- _WRITTEN PROBLEM_
From the data that follows, copy every line holding the string "this".
───
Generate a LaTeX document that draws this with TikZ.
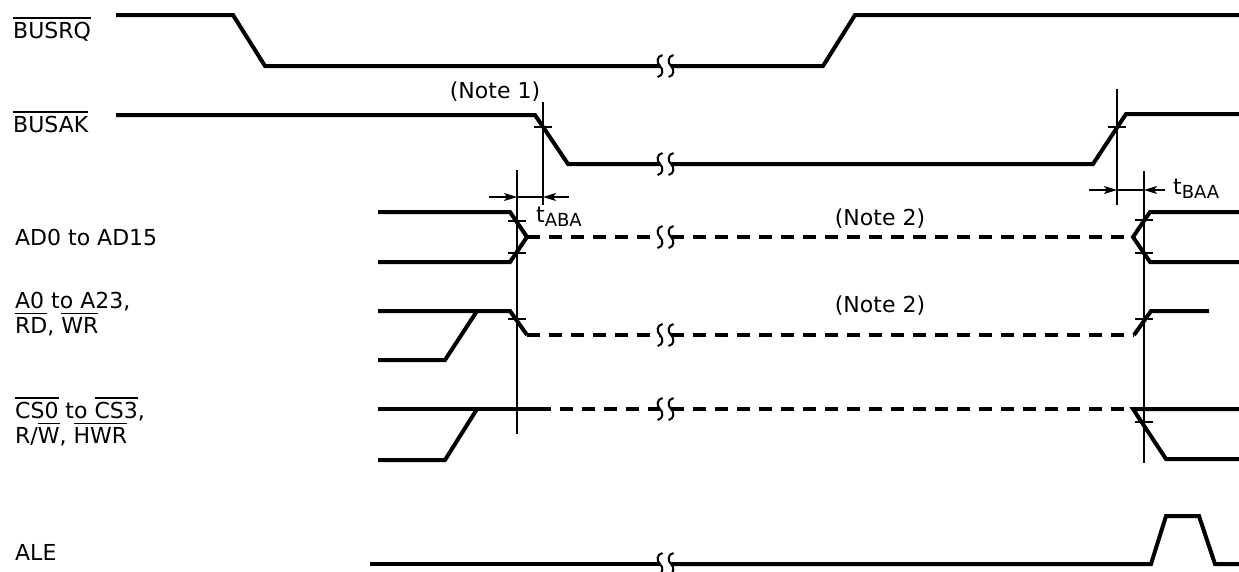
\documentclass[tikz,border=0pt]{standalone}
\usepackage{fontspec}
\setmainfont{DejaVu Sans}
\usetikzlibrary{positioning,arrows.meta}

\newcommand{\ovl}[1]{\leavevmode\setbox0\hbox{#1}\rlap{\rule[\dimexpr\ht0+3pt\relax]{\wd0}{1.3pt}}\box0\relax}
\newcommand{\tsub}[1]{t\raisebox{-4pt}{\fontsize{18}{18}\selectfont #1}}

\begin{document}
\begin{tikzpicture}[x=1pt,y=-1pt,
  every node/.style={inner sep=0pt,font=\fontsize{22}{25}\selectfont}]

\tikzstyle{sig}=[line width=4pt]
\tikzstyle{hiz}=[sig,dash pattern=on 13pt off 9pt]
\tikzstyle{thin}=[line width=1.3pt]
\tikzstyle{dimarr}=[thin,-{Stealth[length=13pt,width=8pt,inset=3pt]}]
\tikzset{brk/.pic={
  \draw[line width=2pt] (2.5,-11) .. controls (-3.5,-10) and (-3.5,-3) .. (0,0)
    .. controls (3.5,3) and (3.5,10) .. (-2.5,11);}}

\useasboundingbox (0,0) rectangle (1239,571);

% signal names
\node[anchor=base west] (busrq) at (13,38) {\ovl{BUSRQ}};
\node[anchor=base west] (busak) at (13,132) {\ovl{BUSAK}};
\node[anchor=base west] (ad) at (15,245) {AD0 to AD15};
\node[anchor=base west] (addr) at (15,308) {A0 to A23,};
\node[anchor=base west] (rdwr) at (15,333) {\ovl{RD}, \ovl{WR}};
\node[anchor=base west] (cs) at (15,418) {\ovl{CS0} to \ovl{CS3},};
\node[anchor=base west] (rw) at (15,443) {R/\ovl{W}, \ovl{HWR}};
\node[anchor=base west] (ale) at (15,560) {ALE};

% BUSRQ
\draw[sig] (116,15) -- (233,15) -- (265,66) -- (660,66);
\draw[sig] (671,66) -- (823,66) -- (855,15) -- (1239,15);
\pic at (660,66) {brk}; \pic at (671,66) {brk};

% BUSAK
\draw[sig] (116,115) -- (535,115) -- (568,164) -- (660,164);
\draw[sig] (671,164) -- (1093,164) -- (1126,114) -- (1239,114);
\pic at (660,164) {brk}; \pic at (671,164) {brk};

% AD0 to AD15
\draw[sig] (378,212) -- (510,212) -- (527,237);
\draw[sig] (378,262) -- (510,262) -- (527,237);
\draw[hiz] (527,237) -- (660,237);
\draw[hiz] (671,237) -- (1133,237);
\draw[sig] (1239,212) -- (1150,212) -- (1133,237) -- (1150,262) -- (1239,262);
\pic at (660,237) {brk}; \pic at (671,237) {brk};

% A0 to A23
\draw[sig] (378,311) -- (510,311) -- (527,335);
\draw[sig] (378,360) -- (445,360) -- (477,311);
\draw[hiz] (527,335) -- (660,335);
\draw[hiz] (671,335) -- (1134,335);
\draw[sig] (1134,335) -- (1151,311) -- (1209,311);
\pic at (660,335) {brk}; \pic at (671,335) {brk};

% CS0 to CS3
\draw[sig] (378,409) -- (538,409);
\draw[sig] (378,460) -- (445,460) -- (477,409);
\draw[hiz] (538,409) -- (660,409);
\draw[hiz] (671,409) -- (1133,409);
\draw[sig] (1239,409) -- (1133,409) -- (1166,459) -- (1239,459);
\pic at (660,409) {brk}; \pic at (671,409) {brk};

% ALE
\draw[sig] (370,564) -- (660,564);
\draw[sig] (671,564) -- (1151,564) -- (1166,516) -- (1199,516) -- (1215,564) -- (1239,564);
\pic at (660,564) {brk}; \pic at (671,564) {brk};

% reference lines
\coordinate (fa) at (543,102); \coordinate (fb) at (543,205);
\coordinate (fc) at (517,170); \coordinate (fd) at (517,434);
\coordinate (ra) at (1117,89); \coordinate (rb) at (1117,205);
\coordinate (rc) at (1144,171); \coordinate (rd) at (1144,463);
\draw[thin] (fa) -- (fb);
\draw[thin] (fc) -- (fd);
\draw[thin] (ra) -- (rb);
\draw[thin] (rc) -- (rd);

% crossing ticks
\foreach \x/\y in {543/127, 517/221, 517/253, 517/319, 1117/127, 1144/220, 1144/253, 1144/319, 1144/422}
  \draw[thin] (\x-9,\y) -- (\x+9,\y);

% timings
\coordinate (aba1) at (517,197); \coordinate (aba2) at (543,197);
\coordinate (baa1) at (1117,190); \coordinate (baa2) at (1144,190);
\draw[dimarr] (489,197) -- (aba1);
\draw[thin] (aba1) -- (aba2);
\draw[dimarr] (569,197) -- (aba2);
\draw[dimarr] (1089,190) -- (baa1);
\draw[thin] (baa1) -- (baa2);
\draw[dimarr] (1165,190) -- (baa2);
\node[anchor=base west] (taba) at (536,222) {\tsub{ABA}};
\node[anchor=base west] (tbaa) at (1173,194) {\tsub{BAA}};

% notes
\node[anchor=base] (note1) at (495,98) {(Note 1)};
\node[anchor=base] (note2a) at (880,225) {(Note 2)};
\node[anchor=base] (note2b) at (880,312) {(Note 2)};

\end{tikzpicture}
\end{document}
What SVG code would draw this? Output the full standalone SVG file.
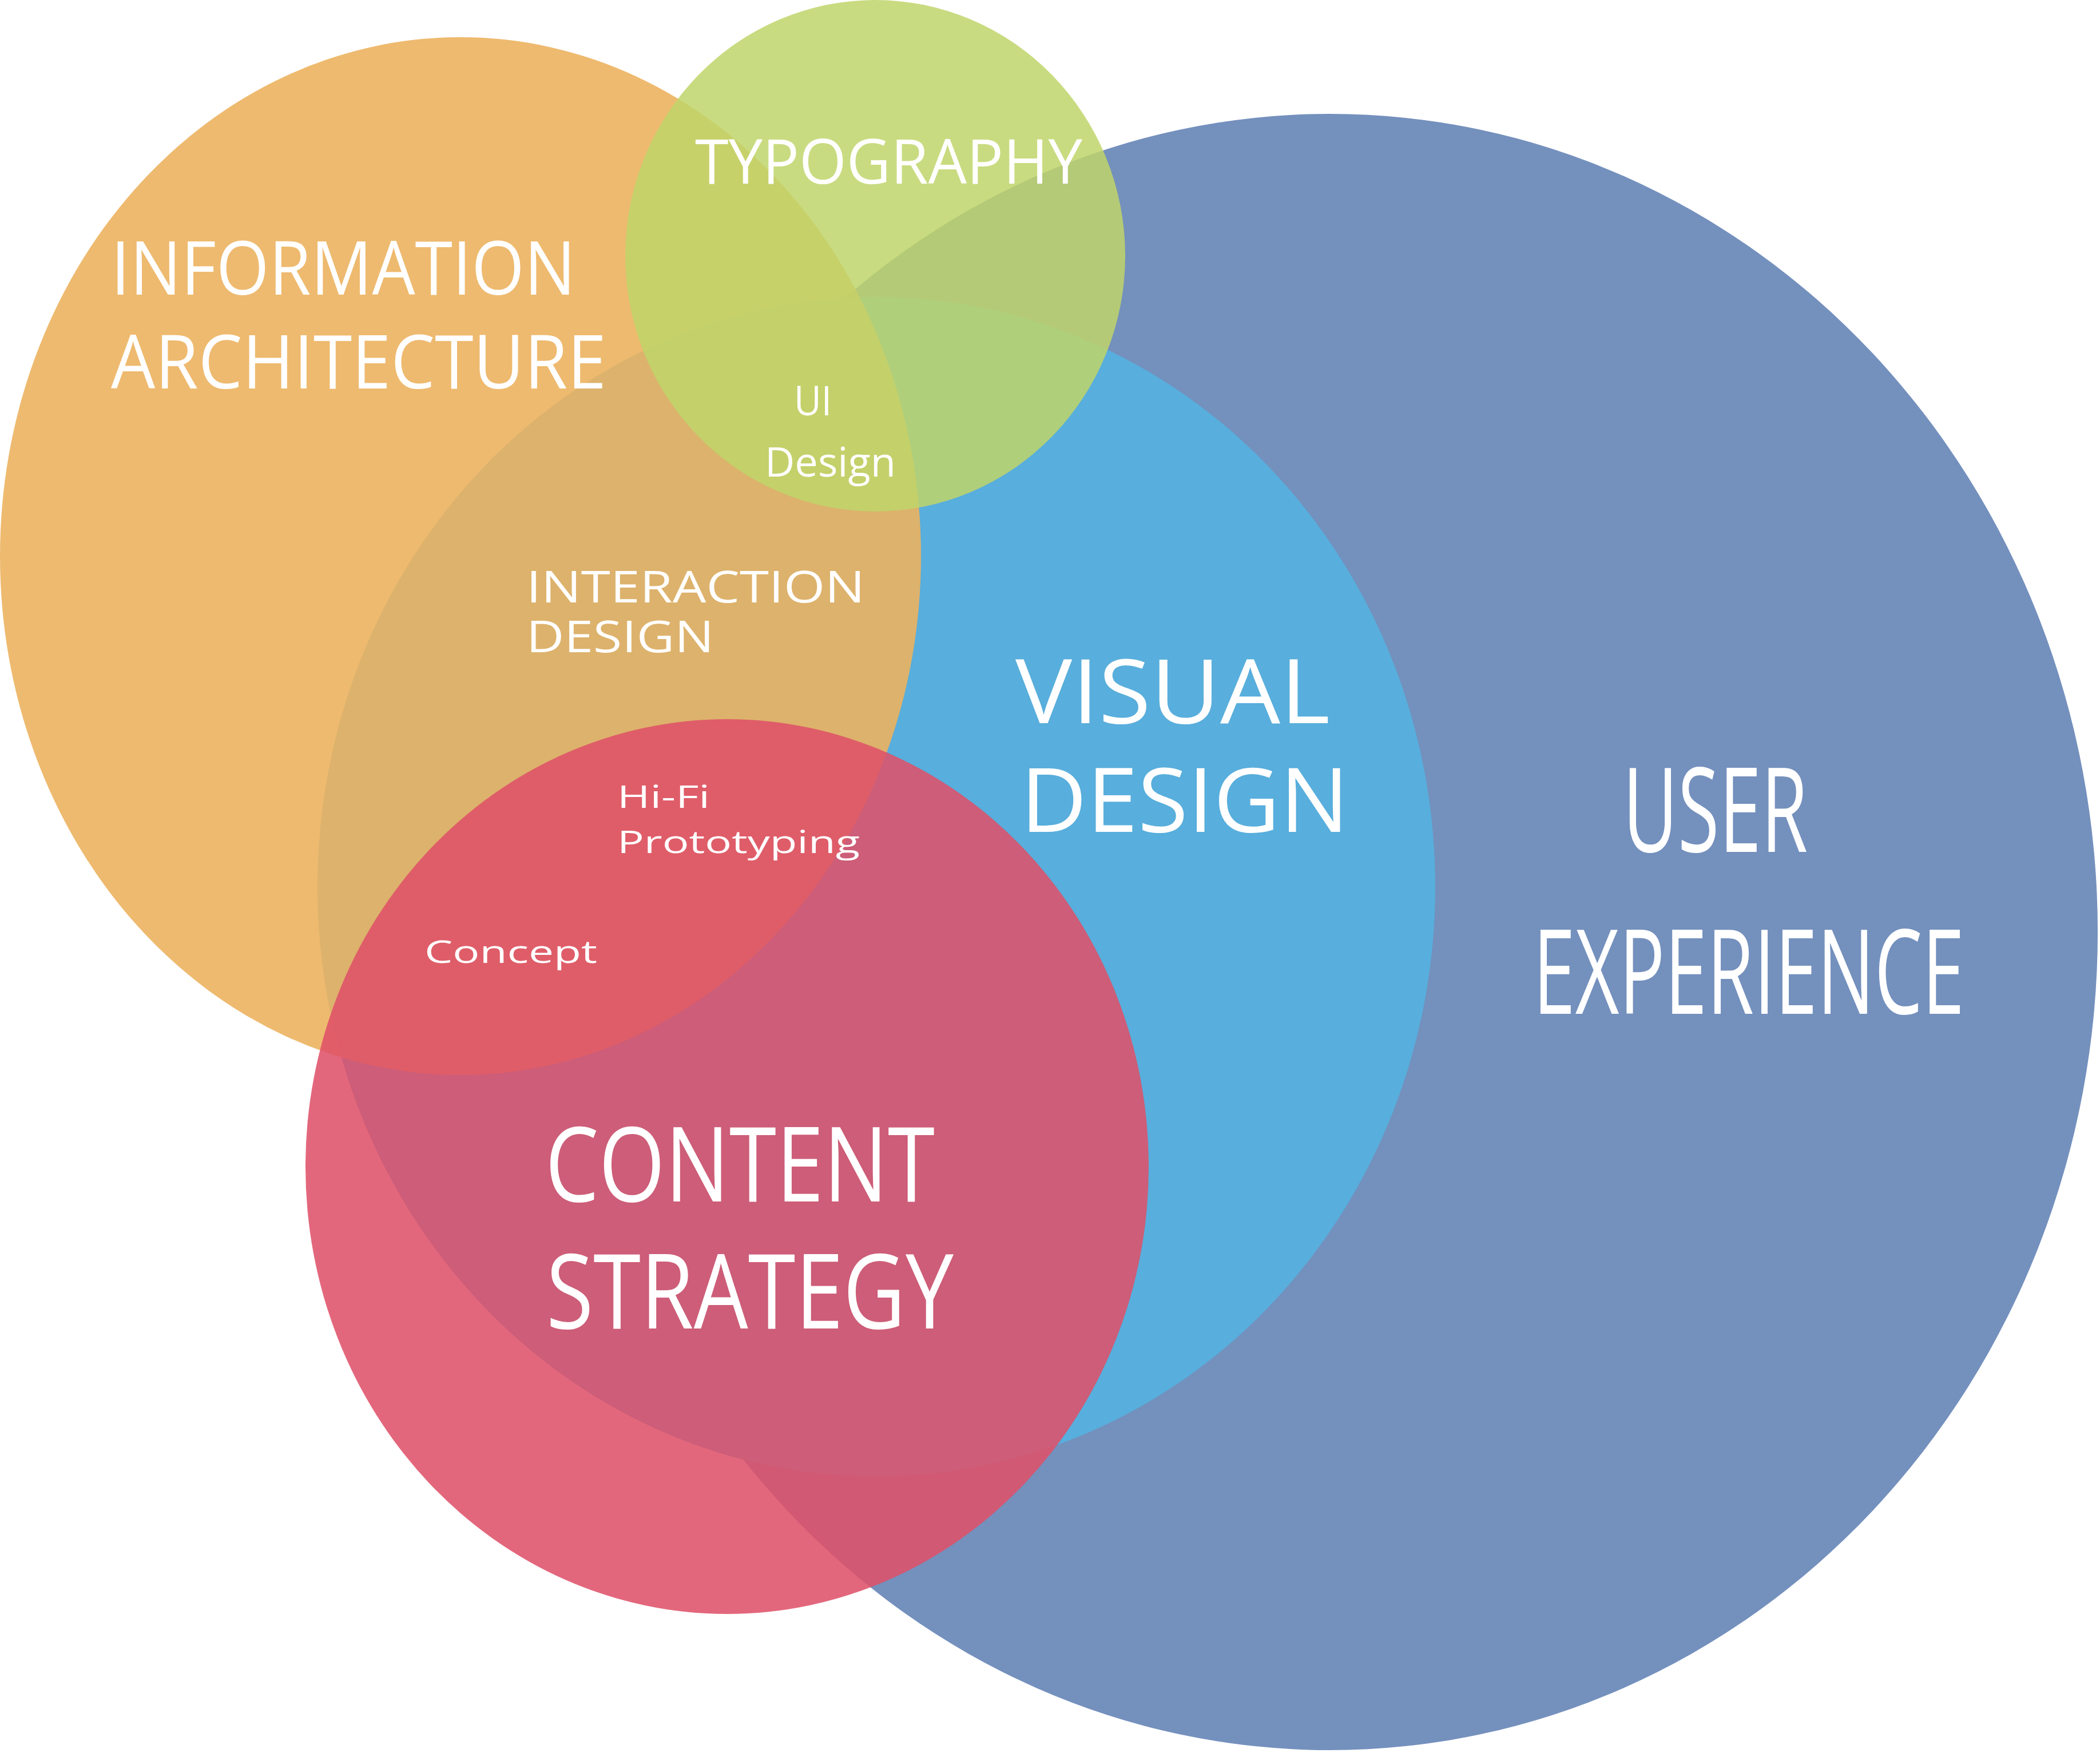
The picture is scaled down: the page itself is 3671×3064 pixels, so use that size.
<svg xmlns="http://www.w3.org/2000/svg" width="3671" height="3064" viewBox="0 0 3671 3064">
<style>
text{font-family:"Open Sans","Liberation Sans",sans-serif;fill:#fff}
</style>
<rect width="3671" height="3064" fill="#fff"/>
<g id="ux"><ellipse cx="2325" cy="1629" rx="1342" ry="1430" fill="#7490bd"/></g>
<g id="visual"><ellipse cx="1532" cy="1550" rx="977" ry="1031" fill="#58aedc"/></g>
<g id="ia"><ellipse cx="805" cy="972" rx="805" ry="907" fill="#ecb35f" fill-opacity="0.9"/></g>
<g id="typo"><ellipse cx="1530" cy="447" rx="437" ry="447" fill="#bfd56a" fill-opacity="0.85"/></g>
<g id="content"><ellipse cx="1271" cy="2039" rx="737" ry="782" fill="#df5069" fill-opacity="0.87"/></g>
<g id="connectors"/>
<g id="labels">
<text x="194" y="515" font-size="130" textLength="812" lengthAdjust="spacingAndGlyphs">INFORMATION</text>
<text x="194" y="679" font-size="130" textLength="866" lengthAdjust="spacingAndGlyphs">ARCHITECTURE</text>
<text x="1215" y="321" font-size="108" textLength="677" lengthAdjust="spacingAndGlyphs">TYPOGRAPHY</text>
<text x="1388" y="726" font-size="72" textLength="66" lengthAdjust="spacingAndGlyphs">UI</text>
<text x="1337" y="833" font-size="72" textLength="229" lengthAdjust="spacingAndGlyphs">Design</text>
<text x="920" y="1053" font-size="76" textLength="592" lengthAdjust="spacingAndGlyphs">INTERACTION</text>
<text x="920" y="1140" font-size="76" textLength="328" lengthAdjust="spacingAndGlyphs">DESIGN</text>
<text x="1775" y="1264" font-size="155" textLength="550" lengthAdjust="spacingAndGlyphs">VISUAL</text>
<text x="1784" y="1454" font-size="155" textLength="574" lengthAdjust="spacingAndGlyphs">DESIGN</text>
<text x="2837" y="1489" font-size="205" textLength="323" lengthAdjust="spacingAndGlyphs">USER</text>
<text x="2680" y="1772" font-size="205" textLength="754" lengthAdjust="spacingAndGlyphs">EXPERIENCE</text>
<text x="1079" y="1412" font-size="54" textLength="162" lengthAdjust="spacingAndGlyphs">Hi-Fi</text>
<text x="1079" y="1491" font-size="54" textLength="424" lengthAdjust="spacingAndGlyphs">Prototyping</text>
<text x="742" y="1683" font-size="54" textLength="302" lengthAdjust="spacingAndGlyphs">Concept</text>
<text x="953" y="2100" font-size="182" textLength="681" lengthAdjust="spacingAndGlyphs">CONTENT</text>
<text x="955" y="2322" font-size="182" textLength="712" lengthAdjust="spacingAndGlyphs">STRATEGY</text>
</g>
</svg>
───
- _TASK RESPONSE_
Generate a LaTeX document that draws this with TikZ.
What SVG code would draw this? Output the full standalone SVG file.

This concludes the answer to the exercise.